Here are four (with more than just one scene) that scared me.  Do note that I am not saying the scariest movies I've ever seen, although maybe they are.  Tomorrow I will think of something else and be annoyed that I didn't include it.  Right off I sheepishly fess up that any number of you may question my very character, my intelligence, my testosterone level, but I shall soldier on.  That scared him?  What a wuss.  I am just saying they meet my litmus test and I found them, for one reason or another, to be courting my fear gene.  Let's see what you think.


Right off I have to backtrack.  If Jaws (1975) was just a movie, as my mama wanted me to know, why is it I still am leery of going in the ocean?  No kidding, a big guy like moi.  The Pacific, my ocean of choice, didn't see my long legs submerged in it as often after this film.  Dum dum dum dum dum dum... I can hear the theme music playing in my head now.  When Richard Dreyfuss went out to investigate the boat and went underwater and a head dropped down into the hull opening, I almost had the Big One.  Watching Quint slide down the crippled boat and into the mouth of the shark made me lift my legs up off the floor of the theater while my heart was pounded like a drum.  Every time I saw that shark, I was genuinely frightened. 
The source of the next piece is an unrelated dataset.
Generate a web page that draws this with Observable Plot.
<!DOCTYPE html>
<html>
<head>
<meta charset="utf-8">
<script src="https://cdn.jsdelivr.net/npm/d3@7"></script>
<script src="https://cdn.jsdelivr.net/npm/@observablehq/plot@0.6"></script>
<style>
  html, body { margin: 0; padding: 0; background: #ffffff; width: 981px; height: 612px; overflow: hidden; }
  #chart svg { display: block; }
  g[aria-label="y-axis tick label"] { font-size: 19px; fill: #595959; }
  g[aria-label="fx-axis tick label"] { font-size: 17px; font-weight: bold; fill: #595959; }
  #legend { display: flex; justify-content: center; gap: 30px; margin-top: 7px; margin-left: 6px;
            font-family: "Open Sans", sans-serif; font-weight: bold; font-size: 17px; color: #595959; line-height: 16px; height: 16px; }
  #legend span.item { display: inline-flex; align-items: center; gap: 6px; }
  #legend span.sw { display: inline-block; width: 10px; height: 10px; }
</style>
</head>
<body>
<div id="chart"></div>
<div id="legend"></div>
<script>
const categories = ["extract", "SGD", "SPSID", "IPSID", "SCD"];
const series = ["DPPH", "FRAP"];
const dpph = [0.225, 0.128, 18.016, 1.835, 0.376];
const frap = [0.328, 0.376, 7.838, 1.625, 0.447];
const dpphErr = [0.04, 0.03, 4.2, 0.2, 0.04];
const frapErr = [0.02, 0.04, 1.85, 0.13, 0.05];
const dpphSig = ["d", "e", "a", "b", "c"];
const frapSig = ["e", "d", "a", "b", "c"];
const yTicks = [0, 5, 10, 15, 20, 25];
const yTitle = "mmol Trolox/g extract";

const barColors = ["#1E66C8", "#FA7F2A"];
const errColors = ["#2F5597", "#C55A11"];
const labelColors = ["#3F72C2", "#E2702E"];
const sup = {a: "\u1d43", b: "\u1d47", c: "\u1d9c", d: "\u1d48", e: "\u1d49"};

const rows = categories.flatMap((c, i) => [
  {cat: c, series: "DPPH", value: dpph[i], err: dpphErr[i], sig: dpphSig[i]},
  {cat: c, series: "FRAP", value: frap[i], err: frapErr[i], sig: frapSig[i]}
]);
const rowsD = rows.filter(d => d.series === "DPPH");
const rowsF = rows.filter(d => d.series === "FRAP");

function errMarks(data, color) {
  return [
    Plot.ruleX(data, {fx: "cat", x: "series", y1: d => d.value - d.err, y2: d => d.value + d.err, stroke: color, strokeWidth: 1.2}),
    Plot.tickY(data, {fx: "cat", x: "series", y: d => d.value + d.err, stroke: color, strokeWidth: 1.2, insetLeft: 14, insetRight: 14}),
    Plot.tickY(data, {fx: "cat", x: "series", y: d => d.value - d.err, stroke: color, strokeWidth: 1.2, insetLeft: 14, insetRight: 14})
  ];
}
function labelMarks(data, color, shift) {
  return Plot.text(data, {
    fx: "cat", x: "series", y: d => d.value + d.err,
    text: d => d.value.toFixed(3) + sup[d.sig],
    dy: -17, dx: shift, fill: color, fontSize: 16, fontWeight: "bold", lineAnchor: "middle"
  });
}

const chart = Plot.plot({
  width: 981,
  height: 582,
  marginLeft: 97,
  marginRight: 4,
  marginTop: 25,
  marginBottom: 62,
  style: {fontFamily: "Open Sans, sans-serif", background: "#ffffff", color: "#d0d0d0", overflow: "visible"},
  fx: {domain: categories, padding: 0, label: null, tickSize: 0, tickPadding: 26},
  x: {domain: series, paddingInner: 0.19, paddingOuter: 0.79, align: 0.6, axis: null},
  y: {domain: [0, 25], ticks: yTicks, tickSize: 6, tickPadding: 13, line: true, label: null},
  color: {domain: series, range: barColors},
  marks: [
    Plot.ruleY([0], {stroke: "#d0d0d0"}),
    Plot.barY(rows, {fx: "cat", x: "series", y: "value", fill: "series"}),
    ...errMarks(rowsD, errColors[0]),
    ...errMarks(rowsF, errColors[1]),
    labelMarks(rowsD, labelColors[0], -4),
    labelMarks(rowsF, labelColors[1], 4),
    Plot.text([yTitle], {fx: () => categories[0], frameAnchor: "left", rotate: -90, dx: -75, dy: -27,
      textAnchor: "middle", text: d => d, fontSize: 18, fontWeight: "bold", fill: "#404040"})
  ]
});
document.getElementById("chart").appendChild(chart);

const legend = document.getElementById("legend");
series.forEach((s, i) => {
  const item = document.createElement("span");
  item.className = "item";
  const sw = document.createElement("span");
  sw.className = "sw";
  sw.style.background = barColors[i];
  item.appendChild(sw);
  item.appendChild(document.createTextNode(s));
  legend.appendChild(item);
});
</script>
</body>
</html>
I mean, come ON, just look at that face.  Aren't you getting the willies?  Don't you want to look away?  The Exorcist (1973) just blew me away on S-C-A-R-E.  Regan, that little girl-- and partly because she was a young girl-- took me places on the yucky level that I'd be ok with never visiting again.  The house, that room, the cold, those priests, the visuals... what a scare package.  That first day I was standing quite a way back outside the National Theater in Westwood Village in Los Angeles in the longest line I have ever been in in my life.  If you think there was craziness for the openings of the Harry Potter or Twilight movies, you should have seen the pandemonium that day for The Exorcist.  Warner Brothers had to helicopter in another print and a second theater, the Village, had a showing, disrupting the regularly scheduled film.  Finally we were in our seats, pulses already tensed up, chewing on our knuckles.  The screen darkened, we were taken to Georgetown and one of the eeriest, most compelling films I have ever seen began.
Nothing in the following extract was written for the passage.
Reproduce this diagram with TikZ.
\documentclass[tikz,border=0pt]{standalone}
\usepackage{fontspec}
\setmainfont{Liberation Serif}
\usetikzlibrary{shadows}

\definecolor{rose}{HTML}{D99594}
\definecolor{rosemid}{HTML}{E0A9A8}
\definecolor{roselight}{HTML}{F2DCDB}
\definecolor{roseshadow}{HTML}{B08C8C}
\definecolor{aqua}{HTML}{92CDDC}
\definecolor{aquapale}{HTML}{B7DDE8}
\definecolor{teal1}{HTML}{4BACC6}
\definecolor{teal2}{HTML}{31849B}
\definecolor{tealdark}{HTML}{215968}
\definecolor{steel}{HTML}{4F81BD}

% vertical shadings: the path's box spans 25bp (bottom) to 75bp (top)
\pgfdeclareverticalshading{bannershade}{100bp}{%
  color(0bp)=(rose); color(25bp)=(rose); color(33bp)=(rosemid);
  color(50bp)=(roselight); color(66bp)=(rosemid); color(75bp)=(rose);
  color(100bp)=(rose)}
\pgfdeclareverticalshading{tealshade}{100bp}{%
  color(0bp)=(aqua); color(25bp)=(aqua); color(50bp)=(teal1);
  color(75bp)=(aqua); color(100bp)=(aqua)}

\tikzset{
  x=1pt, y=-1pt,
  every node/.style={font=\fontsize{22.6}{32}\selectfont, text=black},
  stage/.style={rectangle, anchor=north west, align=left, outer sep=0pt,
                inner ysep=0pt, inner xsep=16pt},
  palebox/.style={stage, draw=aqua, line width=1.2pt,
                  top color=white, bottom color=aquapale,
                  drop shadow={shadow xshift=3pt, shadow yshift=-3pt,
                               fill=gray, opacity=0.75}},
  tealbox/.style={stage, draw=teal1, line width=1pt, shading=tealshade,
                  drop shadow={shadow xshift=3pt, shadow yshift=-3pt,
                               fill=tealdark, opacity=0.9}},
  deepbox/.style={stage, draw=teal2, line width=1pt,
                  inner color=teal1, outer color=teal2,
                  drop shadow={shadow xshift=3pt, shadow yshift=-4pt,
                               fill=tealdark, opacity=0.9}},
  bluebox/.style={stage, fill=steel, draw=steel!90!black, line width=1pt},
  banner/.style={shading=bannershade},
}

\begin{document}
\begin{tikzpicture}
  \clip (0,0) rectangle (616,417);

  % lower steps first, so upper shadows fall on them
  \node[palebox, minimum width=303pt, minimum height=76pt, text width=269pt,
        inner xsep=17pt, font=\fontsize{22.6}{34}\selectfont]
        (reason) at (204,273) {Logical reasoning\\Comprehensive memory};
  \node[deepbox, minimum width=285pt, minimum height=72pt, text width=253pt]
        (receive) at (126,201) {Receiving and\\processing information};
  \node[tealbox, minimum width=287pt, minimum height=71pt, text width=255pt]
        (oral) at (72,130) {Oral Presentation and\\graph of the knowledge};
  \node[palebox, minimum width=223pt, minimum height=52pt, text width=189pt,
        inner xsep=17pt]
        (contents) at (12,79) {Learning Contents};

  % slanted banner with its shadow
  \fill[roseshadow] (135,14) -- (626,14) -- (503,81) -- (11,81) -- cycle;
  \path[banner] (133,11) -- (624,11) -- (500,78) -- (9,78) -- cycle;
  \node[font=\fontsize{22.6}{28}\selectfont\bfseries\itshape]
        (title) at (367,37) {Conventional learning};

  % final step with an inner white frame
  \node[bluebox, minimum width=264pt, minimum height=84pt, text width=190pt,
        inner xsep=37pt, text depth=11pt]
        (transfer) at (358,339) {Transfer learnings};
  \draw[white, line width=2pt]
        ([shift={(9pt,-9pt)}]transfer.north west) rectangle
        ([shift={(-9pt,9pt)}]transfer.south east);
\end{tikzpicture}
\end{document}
Halloween (1978) borders on those cheesy little independent, squealing girl, how-stupid-can-you-be, largely unknown cast, distressing C-movies I spoke of earlier.  But when all is said and done, we've moved past the theorizing, the pontificating is over, this is just one damned scary movie.  There were some valid reasons why she didn't clear out of harm's way and because she didn't, let the peril continue.  The one scene where she sits down on the couch, worn out and scared to death he is near, and he pops up from behind the couch... well THAT perfectly fits my definition of scary.  The same feeling rules me when it's a car scene and suddenly someone pops up in the back seat.
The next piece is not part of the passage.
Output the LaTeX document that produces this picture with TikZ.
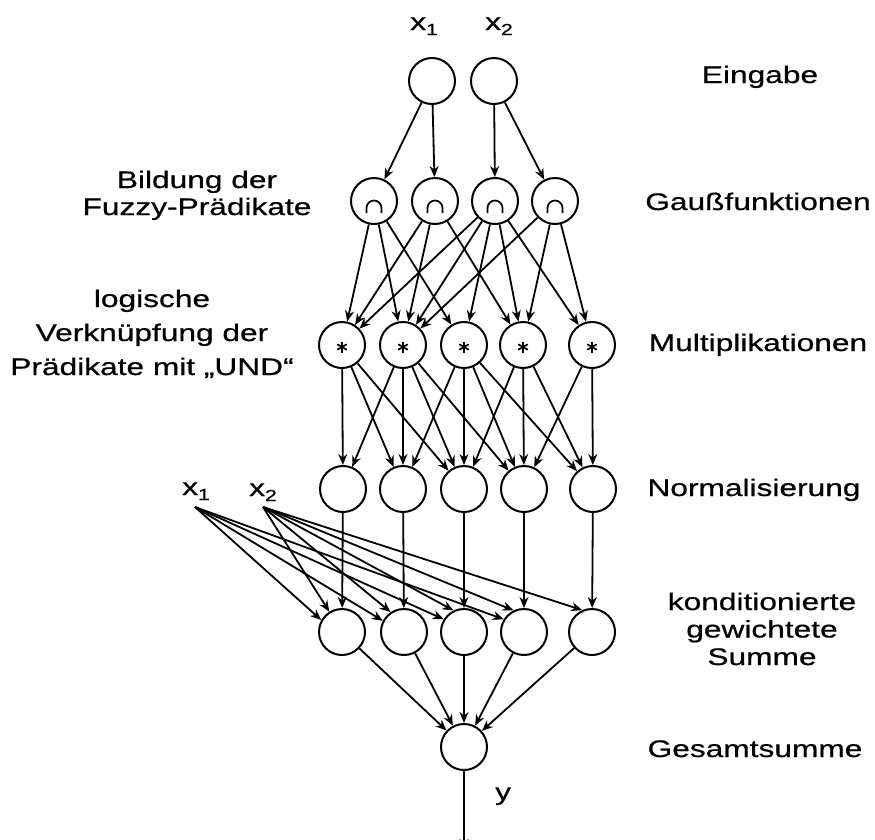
\documentclass[tikz,border=0pt]{standalone}
\usepackage{fontspec}
\setmainfont{Liberation Sans}[FakeStretch=1.32,FakeBold=0.6]
\usetikzlibrary{arrows.meta}
\begin{document}
\begin{tikzpicture}[x=1pt,y=-1pt,
  neuron/.style={circle,draw,line width=2pt,minimum size=46pt,inner sep=0pt},
  gauss/.style={neuron,path picture={\draw[line width=1.7pt]
     ([xshift=-7.5pt,yshift=-12pt]path picture bounding box.center) -- ++(0,5pt)
     arc[start angle=180,end angle=0,radius=7.5pt] -- ++(0,-5pt);}},
  mult/.style={neuron,path picture={\foreach \a in {90,30,150}{\draw[line width=1.7pt]
     ([yshift=-2pt]path picture bounding box.center) ++(\a:5.5pt) -- ++(\a+180:11pt);}}},
  conn/.style={line width=1.8pt,-{Stealth[length=11pt,width=9pt]}},
  lbl/.style={font=\fontsize{24}{27}\selectfont,inner sep=0pt,align=center},
  ]
\useasboundingbox (0,0) rectangle (875,839);

% input layer
\node[neuron] (I1) at (432,81) {};
\node[neuron] (I2) at (494,81) {};
\node[lbl,anchor=base west] (lx1) at (410,30) {x\raisebox{-5pt}{\fontsize{16}{16}\selectfont 1}};
\node[lbl,anchor=base west] (lx2) at (485,30) {x\raisebox{-5pt}{\fontsize{16}{16}\selectfont 2}};

% gauss layer
\node[gauss] (G1) at (374,201) {};
\node[gauss] (G2) at (435,201) {};
\node[gauss] (G3) at (495,201) {};
\node[gauss] (G4) at (555,201) {};

% multiplication layer
\node[mult] (M1) at (342,345) {};
\node[mult] (M2) at (403,345) {};
\node[mult] (M3) at (464,345) {};
\node[mult] (M4) at (523,345) {};
\node[mult] (M5) at (592,345) {};

% normalisation layer
\node[neuron] (N1) at (343,489) {};
\node[neuron] (N2) at (403,489) {};
\node[neuron] (N3) at (464,489) {};
\node[neuron] (N4) at (524,489) {};
\node[neuron] (N5) at (593,489) {};

% conditioned weighted sum
\node[neuron] (S1) at (342,632) {};
\node[neuron] (S2) at (404,632) {};
\node[neuron] (S3) at (464,632) {};
\node[neuron] (S4) at (524,632) {};
\node[neuron] (S5) at (592,632) {};

% total sum
\node[neuron] (F) at (464,747) {};
\coordinate (out) at (464,850);

% fan inputs
\node[lbl,anchor=base west] (bx1) at (182,495) {x\raisebox{-5pt}{\fontsize{16}{16}\selectfont 1}};
\node[lbl,anchor=base west] (bx2) at (249,496) {x\raisebox{-5pt}{\fontsize{16}{16}\selectfont 2}};
\coordinate (fx1) at (195,507);
\coordinate (fx2) at (263,507);

% connections
\foreach \a/\b in {I1/G1,I1/G2,I2/G3,I2/G4}
  \draw[conn] (\a) -- (\b);
\foreach \a/\b in {G1/M1,G1/M2,G1/M3,G2/M1,G2/M2,G2/M4,G3/M1,G3/M2,G3/M3,G3/M4,G3/M5,G4/M2,G4/M4,G4/M5}
  \draw[conn] (\a) -- (\b);
\foreach \a/\b in {M1/N1,M1/N2,M1/N3,M2/N1,M2/N2,M2/N3,M2/N4,M3/N2,M3/N3,M3/N4,M3/N5,M4/N3,M4/N4,M4/N5,M5/N4,M5/N5}
  \draw[conn] (\a) -- (\b);
\foreach \i in {1,...,5}
  \draw[conn] (N\i) -- (S\i);
\foreach \i/\an in {1/150,2/152,3/148,4/148}
  \draw[conn] (fx1) -- (S\i.\an);
\foreach \i/\an in {1/122,2/124,3/116,4/116,5/114}
  \draw[conn] (fx2) -- (S\i.\an);
\foreach \i in {1,...,5}
  \draw[conn] (S\i) -- (F);
\draw[conn] (F) -- (out);
\node[lbl,anchor=base west] (ly) at (495,800) {y};

% layer labels (base = baseline of the last line)
\node[lbl,anchor=base] (tEin) at (760,83) {Eingabe};
\node[lbl,anchor=base] (tGau) at (758,210) {Gaußfunktionen};
\node[lbl,anchor=base] (tMul) at (758,351) {Multiplikationen};
\node[lbl,anchor=base] (tNor) at (754,496) {Normalisierung};
\node[lbl,anchor=base,font=\fontsize{24}{27.5}\selectfont] (tKon) at (762,665) {konditionierte\\gewichtete\\Summe};
\node[lbl,anchor=base] (tGes) at (755,757) {Gesamtsumme};
\node[lbl,anchor=base,font=\fontsize{24}{27}\selectfont] (tBil) at (197,215) {Bildung der\\Fuzzy-Prädikate};
\node[lbl,anchor=base,font=\fontsize{24}{34}\selectfont] (tLog) at (152,375) {logische\\Verknüpfung der\\Prädikate mit „UND“};
\end{tikzpicture}
\end{document}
The Silence of the Lambs (1991) is not only the most honored of the films we have chatted about, it's one of the most honored of alltime. Oscar bestowed it with best actor, actress, director,  adapted screenplay and the film itself... done less than a handful of times.  The American Film Institute has said Hannibal Lecter (as played by Anthony Hopkins) is the greatest screen villain in Americam film history and I concur.  His brief presence in the film was chilling.  The scene in the home at the end of the film made me want to run for the smelling salts.


C'mon now.  Drop a comment about my choices and what movie(s) scared you.  Inquiring minds...





NEXT POSTING:   Review of The Vow

1 comment:

  1. Like you, Jaws flipped me out, along with most of us (remember SNL's Land Shark?). And The Exorcist was truly an innovative movie for the time. Sure, we'd seen movies where the star made a deal with the devil (who always kept his part of the bargain), but this movie showed evil in an unadulterated form. Pure and uncompromsing.

    Two movies in the past few years that have given me chills are The Exorcism of Emily Rose and The Descent. Jennifer Carpenter gave a knock-out performance as Emily and her scene in the barn even scared the filmmakers. The Descent, with its claustrophobic feel and truly creey cannibal cave dwellers, made me decide never, ever to go exploring caves.